Burroughs recalled a game against Florida this season.
“There was one out, and the bases were loaded,” she said. “With the score tied 0-0, I struck out the next two and was able to get my team out.”
She said she remembers moments like that to help her stay relaxed and poised in distressing scenarios. Coming off a strong season, Burroughs isn’t stressed going into the game against Georgia.
Through the regular season, Burroughs played in 37 games, starting 30. She posted a 1.93 ERA with 112 hits and a 27-5 record.
And after continuing her hot streak through the early rounds of the NCAA Tournament, Burroughs has a slight advantage going into the CWS. She already has faced four of the teams in the CWS — Auburn, UCLA and Michigan.
She said it’s nice that the Seminoles have played half of the teams in the CWS.
“It’s good we got that information on them,” she said.
While Georgia is a one of the teams Burroughs hasn’t faced yet, she doesn’t feel any pressure.
“Everyone is equal,” she said. “Absolutely not, there is no pressure. It’s going to be more fun than pressure.”
And Seminoles head coach Lonnie Alameda has the same mindset.
“A lot of people talk about big games,” Alameda said. “It’s the same game — it’s just a softball game. (But) when you’re in those big games, it means something.”

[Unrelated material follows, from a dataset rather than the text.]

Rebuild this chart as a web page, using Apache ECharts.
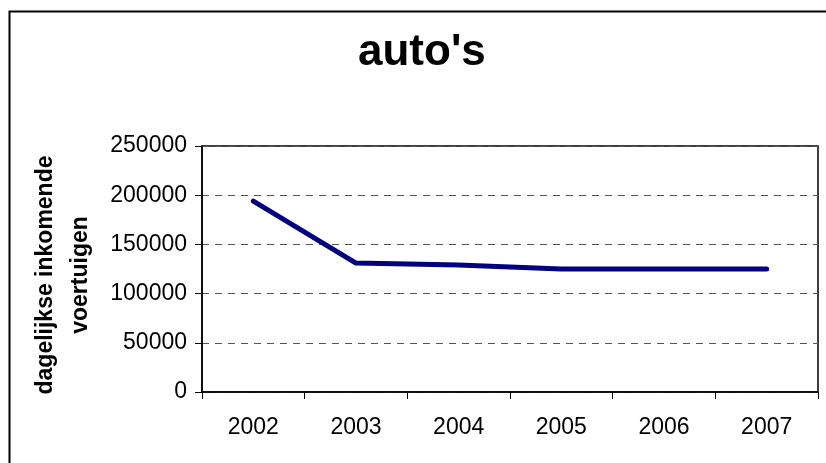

Burroughs has at least two big games coming up for her. The task is to use what she learned two years ago from Lacey Waldrop and translate that on the field.
Alameda said she has been working with Burroughs to be a mentor and guide for the pitchers under her and help her understand the mental side of the game. Burroughs is now ready to execute.
“It’s very overwhelming but exciting to be apart of,” Burroughs said.